Skip pictures in the listing below; copy exactly the lines from the one with "Reproduce this chart with matplotlib." through the one with "plt.rcParams['axes.unicode_minus'] = False", inclusive.

[Entries with chart source code]
start
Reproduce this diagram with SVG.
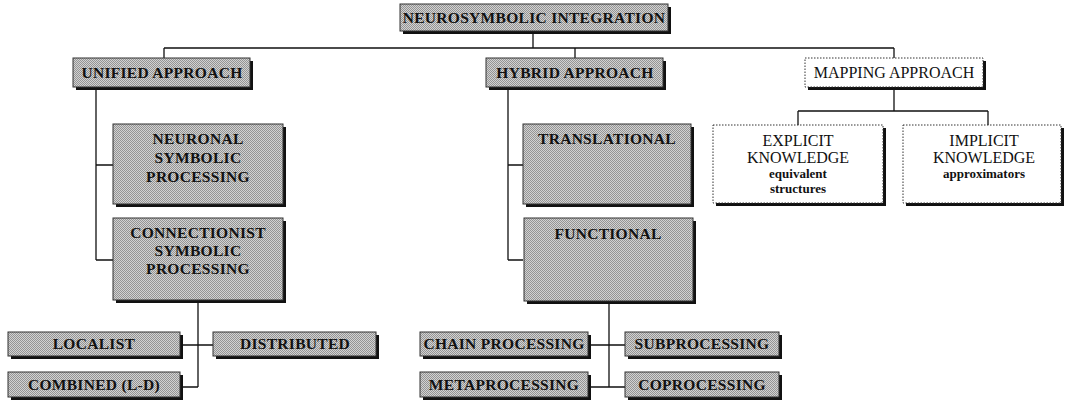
<svg xmlns="http://www.w3.org/2000/svg" width="1068" height="404" viewBox="0 0 1068 404">
<defs>
<pattern id="dots" width="2" height="2" patternUnits="userSpaceOnUse">
<rect width="2" height="2" fill="#d2d2d2"/>
<rect width="1" height="1" fill="#949494"/>
<rect x="1" y="1" width="1" height="1" fill="#949494"/>
</pattern>
<style>
.sh{fill:#111}
.g{fill:url(#dots);stroke:#333;stroke-width:1}
.w{fill:#fff;stroke:#333;stroke-width:1;stroke-dasharray:1.5 1.5}
.t{font-family:"Liberation Serif",serif;font-weight:bold;font-size:15.5px;fill:#111;text-anchor:middle;letter-spacing:0.3px}
.m{font-family:"Liberation Serif",serif;font-size:16px;fill:#111;text-anchor:middle}
.s{font-family:"Liberation Serif",serif;font-weight:bold;font-size:13px;fill:#111;text-anchor:middle}
.c{fill:none;stroke:#111;stroke-width:1.3}
</style>
</defs>
<rect width="1068" height="404" fill="#fff"/>
<g id="connectors">
<path class="c" d="M533 31V48M164 48H894M164 48V58M575 48V58M894 48V58"/>
<path class="c" d="M96 88V260M96 165H113M96 260H113"/>
<path class="c" d="M198 302V387M183 345H213M183 387H198"/>
<path class="c" d="M508 88V260M508 165H523M508 260H523"/>
<path class="c" d="M609 304V387M591 345H625M591 387H625"/>
<path class="c" d="M894 89V111M798 111H988M798 111V125M988 111V125"/>
</g>
<g id="n-top">
<rect class="sh" x="403" y="7" width="268" height="27"/>
<rect class="g" x="400" y="4" width="268" height="27"/>
<text class="t" x="534" y="23">NEUROSYMBOLIC INTEGRATION</text>
</g>
<g id="n-unified">
<rect class="sh" x="76" y="61" width="177" height="29"/>
<rect class="g" x="73" y="58" width="177" height="29"/>
<text class="t" x="162" y="78">UNIFIED APPROACH</text>
</g>
<g id="n-hybrid">
<rect class="sh" x="489" y="61" width="177" height="29"/>
<rect class="g" x="486" y="58" width="177" height="29"/>
<text class="t" x="575" y="78">HYBRID APPROACH</text>
</g>
<g id="n-mapping">
<rect class="sh" x="808" y="61" width="178" height="29"/>
<rect class="w" x="805" y="58" width="178" height="29"/>
<text class="m" x="894" y="78">MAPPING APPROACH</text>
</g>
<g id="n-neuronal">
<rect class="sh" x="116" y="127" width="170" height="80"/>
<rect class="g" x="113" y="124" width="170" height="80"/>
<text class="t" x="198" y="144">NEURONAL</text>
<text class="t" x="198" y="163">SYMBOLIC</text>
<text class="t" x="198" y="182">PROCESSING</text>
</g>
<g id="n-connectionist">
<rect class="sh" x="116" y="221" width="170" height="82"/>
<rect class="g" x="113" y="218" width="170" height="82"/>
<text class="t" x="198" y="238">CONNECTIONIST</text>
<text class="t" x="198" y="256">SYMBOLIC</text>
<text class="t" x="198" y="274">PROCESSING</text>
</g>
<g id="n-localist">
<rect class="sh" x="11" y="335" width="172" height="24"/>
<rect class="g" x="8" y="332" width="172" height="24"/>
<text class="t" x="94" y="349">LOCALIST</text>
</g>
<g id="n-distributed">
<rect class="sh" x="216" y="335" width="163" height="24"/>
<rect class="g" x="213" y="332" width="163" height="24"/>
<text class="t" x="295" y="349">DISTRIBUTED</text>
</g>
<g id="n-combined">
<rect class="sh" x="11" y="375" width="172" height="25"/>
<rect class="g" x="8" y="372" width="172" height="25"/>
<text class="t" x="94" y="390">COMBINED (L-D)</text>
</g>
<g id="n-translational">
<rect class="sh" x="526" y="127" width="168" height="80"/>
<rect class="g" x="523" y="124" width="168" height="80"/>
<text class="t" x="607" y="144">TRANSLATIONAL</text>
</g>
<g id="n-functional">
<rect class="sh" x="527" y="221" width="169" height="83"/>
<rect class="g" x="524" y="218" width="169" height="83"/>
<text class="t" x="608" y="239">FUNCTIONAL</text>
</g>
<g id="n-chain">
<rect class="sh" x="423" y="335" width="168" height="24"/>
<rect class="g" x="420" y="332" width="168" height="24"/>
<text class="t" x="504" y="349">CHAIN PROCESSING</text>
</g>
<g id="n-sub">
<rect class="sh" x="628" y="335" width="154" height="24"/>
<rect class="g" x="625" y="332" width="154" height="24"/>
<text class="t" x="702" y="349">SUBPROCESSING</text>
</g>
<g id="n-meta">
<rect class="sh" x="423" y="375" width="168" height="25"/>
<rect class="g" x="420" y="372" width="168" height="25"/>
<text class="t" x="504" y="390">METAPROCESSING</text>
</g>
<g id="n-co">
<rect class="sh" x="628" y="375" width="154" height="25"/>
<rect class="g" x="625" y="372" width="154" height="25"/>
<text class="t" x="702" y="390">COPROCESSING</text>
</g>
<g id="n-explicit">
<rect class="sh" x="716" y="128" width="170" height="78"/>
<rect class="w" x="713" y="125" width="170" height="78"/>
<text class="m" x="798" y="146">EXPLICIT</text>
<text class="m" x="798" y="163">KNOWLEDGE</text>
<text class="s" x="798" y="178">equivalent</text>
<text class="s" x="798" y="193">structures</text>
</g>
<g id="n-implicit">
<rect class="sh" x="906" y="128" width="158" height="78"/>
<rect class="w" x="903" y="125" width="158" height="78"/>
<text class="m" x="984" y="146">IMPLICIT</text>
<text class="m" x="984" y="163">KNOWLEDGE</text>
<text class="s" x="984" y="178">approximators</text>
</g>
</svg>
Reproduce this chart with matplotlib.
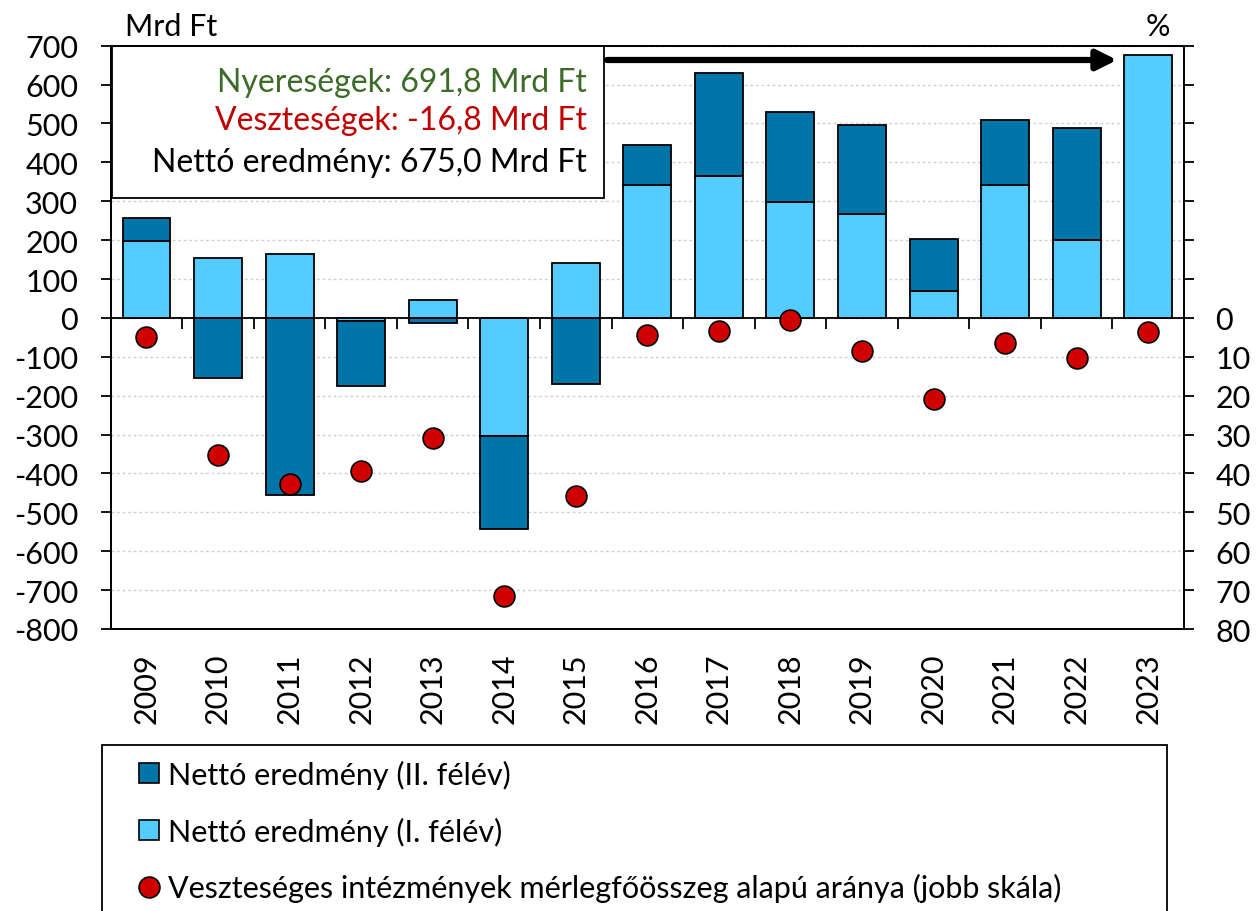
import numpy as np
import matplotlib.pyplot as plt
from matplotlib.lines import Line2D
from matplotlib.patches import Rectangle
from matplotlib.ticker import FuncFormatter

plt.rcParams['font.family'] = ['Lato', 'DejaVu Sans']
plt.rcParams['axes.unicode_minus'] = False

# data (Mrd Ft, left scale; % right scale)
years = [str(y) for y in range(2009, 2024)]
first_half = [198, 154, 165, -8, 45, -303, 140, 341, 365, 298, 266, 68, 343, 200, 675]
second_half = [60, -155, -455, -166, -14, -239, -170, 104, 266, 232, 231, 135, 167, 289, np.nan]
loss_share = [4.8, 35.2, 42.7, 39.3, 31.0, 71.4, 45.8, 4.5, 3.3, 0.5, 8.4, 20.8, 6.5, 10.3, 3.5]

light = '#55CCFF'
dark = '#0075A8'
red = '#D00000'

W, H = 1258, 912
fig = plt.figure(figsize=(W / 100, H / 100), dpi=100)
ax = fig.add_axes([110.7 / W, 1 - 630 / H, (1184 - 110.7) / W, (630 - 46.7) / H])

x = np.arange(len(years))
h1 = np.array(first_half, dtype=float)
h2 = np.array(second_half, dtype=float)
bottom2 = np.where(h2 >= 0, np.maximum(h1, 0), np.minimum(h1, 0))
ok = ~np.isnan(h2)

ax.bar(x, h1, width=0.67, color=light, edgecolor='black', linewidth=1.3, zorder=2)
ax.bar(x[ok], h2[ok], bottom=bottom2[ok], width=0.67, color=dark,
       edgecolor='black', linewidth=1.3, zorder=2)

ax.axhline(0, color='black', lw=1.3, zorder=3)
ax.vlines(x[:-1] + 0.5, -28, 0, color='black', lw=1.3, zorder=3)

ax.set_xlim(-0.5, len(years) - 0.5)
ax.set_ylim(-800, 700)
ax.set_yticks(range(-800, 701, 100))
ax.set_xticks(x)
ax.set_xticklabels(years, rotation=90)
ax.tick_params(axis='x', length=0, pad=17, labelsize=22)
ax.tick_params(axis='y', length=7.5, width=1.3, direction='out', pad=16, labelsize=22)
ax.yaxis.grid(True, color='#D0D0D0', linestyle=(0, (2, 2)), lw=1)
ax.set_axisbelow(True)
for s in ax.spines.values():
    s.set_linewidth(1.3)

ax2 = ax.twinx()
ax2.set_ylim(80, -70)
ax2.set_yticks(range(-70, 81, 10))
ax2.yaxis.set_major_formatter(FuncFormatter(lambda v, p: '' if v < 0 else f'{v:.0f}'))
ax2.tick_params(axis='y', length=7.5, width=1.3, direction='out', pad=15, labelsize=22)
for s in ax2.spines.values():
    s.set_linewidth(1.3)
ax2.plot(x, loss_share, 'o', ms=15, mfc=red, mec='black', mew=1.2, zorder=5)

fig.text(125 / W, 1 - 27 / H, 'Mrd Ft', ha='left', va='center', fontsize=22)
fig.text(1158 / W, 1 - 27 / H, '%', ha='center', va='center', fontsize=22)

# info box
ax.add_patch(Rectangle((0.001, 0.7384), 0.4586, 0.2616, transform=ax.transAxes,
                       facecolor='white', edgecolor='black', lw=1.3, zorder=6, clip_on=False))
ax.text(0.4438, 0.938, 'Nyereségek: 691,8 Mrd Ft', transform=ax.transAxes,
        ha='right', va='center', fontsize=23, color='#3D6B28', zorder=7)
ax.text(0.4438, 0.8723, 'Veszteségek: -16,8 Mrd Ft', transform=ax.transAxes,
        ha='right', va='center', fontsize=23, color='#C00000', zorder=7)
ax.text(0.4438, 0.8008, 'Nettó eredmény: 675,0 Mrd Ft', transform=ax.transAxes,
        ha='right', va='center', fontsize=23, color='black', zorder=7)

ax.annotate('', xy=(0.9377, 0.9755), xytext=(0.4624, 0.9755), xycoords='axes fraction',
            arrowprops=dict(arrowstyle='-|>,head_length=0.4,head_width=0.2',
                            mutation_scale=30, lw=4.5, color='black',
                            shrinkA=0, shrinkB=0))

# legend
handles = [
    Line2D([], [], marker='s', ls='none', ms=15, mfc=dark, mec='black', mew=1.2),
    Line2D([], [], marker='s', ls='none', ms=15, mfc=light, mec='black', mew=1.2),
    Line2D([], [], marker='o', ls='none', ms=15, mfc=red, mec='black', mew=1.2),
]
labels = ['Nettó eredmény (II. félév)', 'Nettó eredmény (I. félév)',
          'Veszteséges intézmények mérlegfőösszeg alapú aránya (jobb skála)']
fig.legend(handles, labels, loc='upper left', bbox_to_anchor=(133.5 / W, 1 - 761 / H),
           frameon=False, fontsize=22, handlelength=1.0, handletextpad=0.13,
           labelspacing=0.9, borderpad=0, borderaxespad=0)
fig.patches.append(Rectangle((101.7 / W, -0.05), (1167 - 101.7) / W, 0.05 + 1 - 746 / H,
                             transform=fig.transFigure, fill=False, edgecolor='black', lw=1.3))

fig.savefig('out.png', dpi=100)
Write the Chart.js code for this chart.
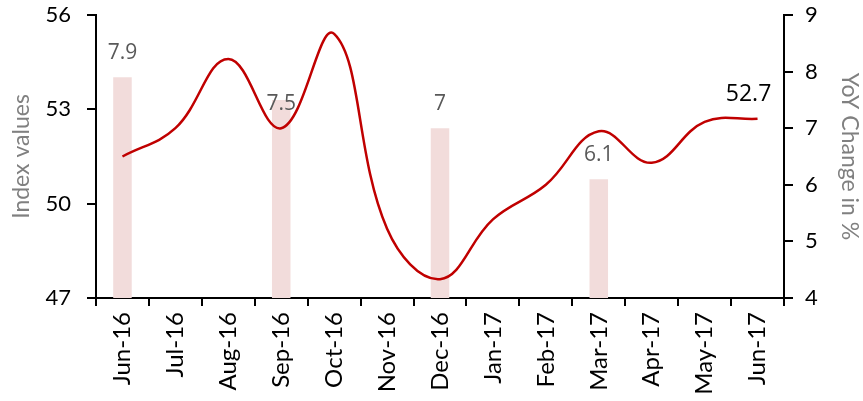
<!DOCTYPE html>
<html>
<head>
<meta charset="utf-8">
<script src="https://cdn.jsdelivr.net/npm/chart.js@4"></script>
<style>
html,body{margin:0;padding:0;background:#fff;}
canvas{display:block;}
</style>
</head>
<body>
<canvas id="c" width="863" height="401"></canvas>
<script>
const categories = ["Jun-16","Jul-16","Aug-16","Sep-16","Oct-16","Nov-16","Dec-16","Jan-17","Feb-17","Mar-17","Apr-17","May-17","Jun-17"];
const indexValues = [51.5, 52.4, 54.6, 52.4, 55.4, 49.2, 47.6, 49.5, 50.6, 52.3, 51.3, 52.6, 52.7];
const yoyChange = [7.9, null, null, 7.5, null, null, 7.0, null, null, 6.1, null, null, null];
const leftTicks = [47, 50, 53, 56];
const rightTicks = [4, 5, 6, 7, 8, 9];

const labelPlugin = {
  id: 'labels',
  afterDatasetsDraw(chart) {
    const ctx = chart.ctx;
    ctx.save();
    ctx.textAlign = 'center';
    ctx.textBaseline = 'middle';
    const barMeta = chart.getDatasetMeta(1);
    ctx.font = '21px "Open Sans"';
    ctx.fillStyle = '#595959';
    yoyChange.forEach((v, i) => {
      if (v === null) return;
      const el = barMeta.data[i];
      const dy = (i === 3) ? 4 : -24;
      ctx.fillText(String(v), el.x, el.y + dy);
    });
    const lineMeta = chart.getDatasetMeta(0);
    const last = indexValues.length - 1;
    const p = lineMeta.data[last];
    ctx.font = '23px "Open Sans"';
    ctx.fillStyle = '#000000';
    ctx.fillText(String(indexValues[last]), p.x - 9, p.y - 24);
    ctx.restore();
  }
};

function noVPad(s) { s.paddingTop = 0; s.paddingBottom = 0; }

new Chart(document.getElementById('c'), {
  data: {
    labels: categories,
    datasets: [
      {
        type: 'line',
        data: indexValues,
        yAxisID: 'y',
        borderColor: '#c00000',
        borderWidth: 2.5,
        pointRadius: 0,
        tension: 0.4,
        fill: false,
        order: 0
      },
      {
        type: 'bar',
        data: yoyChange,
        yAxisID: 'y1',
        backgroundColor: '#f2dcdb',
        barPercentage: 0.35,
        categoryPercentage: 1.0,
        order: 1
      }
    ]
  },
  options: {
    responsive: false,
    animation: false,
    layout: { padding: { top: 15, left: 0, right: 0, bottom: 0 } },
    plugins: { legend: { display: false }, tooltip: { enabled: false } },
    scales: {
      x: {
        offset: true,
        grid: { offset: true, drawOnChartArea: false, drawTicks: true, tickLength: 8, color: '#000', lineWidth: 2 },
        border: { color: '#000', width: 2 },
        ticks: { minRotation: 90, maxRotation: 90, autoSkip: false, color: '#000', font: { family: 'Lato', size: 24 }, padding: 6 },
        afterFit(s) { s.height = 103; s.paddingLeft = 0; s.paddingRight = 0; }
      },
      y: {
        position: 'left',
        min: 47, max: 56,
        afterBuildTicks(s) { s.ticks = leftTicks.map(v => ({ value: v })); },
        grid: { drawOnChartArea: false, tickLength: 9, color: '#000', lineWidth: 2 },
        border: { color: '#000', width: 2 },
        ticks: { color: '#000', font: { family: 'Lato', size: 22 }, padding: 16 },
        title: { display: true, text: 'Index values', color: '#808080', font: { family: 'Lato', size: 23 }, padding: { top: 8, bottom: 0 } },
        afterFit(s) { s.width = 96; noVPad(s); }
      },
      y1: {
        position: 'right',
        min: 4, max: 9,
        afterBuildTicks(s) { s.ticks = rightTicks.map(v => ({ value: v })); },
        grid: { drawOnChartArea: false, tickLength: 9, color: '#000', lineWidth: 2 },
        border: { color: '#000', width: 2 },
        ticks: { color: '#000', font: { family: 'Lato', size: 22 }, padding: 12 },
        title: { display: true, text: 'YoY Change in %', color: '#808080', font: { family: 'Lato', size: 23 }, padding: { top: 0, bottom: 0 } },
        afterFit(s) { s.width = 79; noVPad(s); }
      }
    }
  },
  plugins: [labelPlugin]
});
</script>
</body>
</html>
end
Correct response -
Reproduce this chart with matplotlib.
import numpy as np
import matplotlib.pyplot as plt
from matplotlib.lines import Line2D
from matplotlib.patches import Rectangle
from matplotlib.ticker import FuncFormatter

plt.rcParams['font.family'] = ['Lato', 'DejaVu Sans']
plt.rcParams['axes.unicode_minus'] = False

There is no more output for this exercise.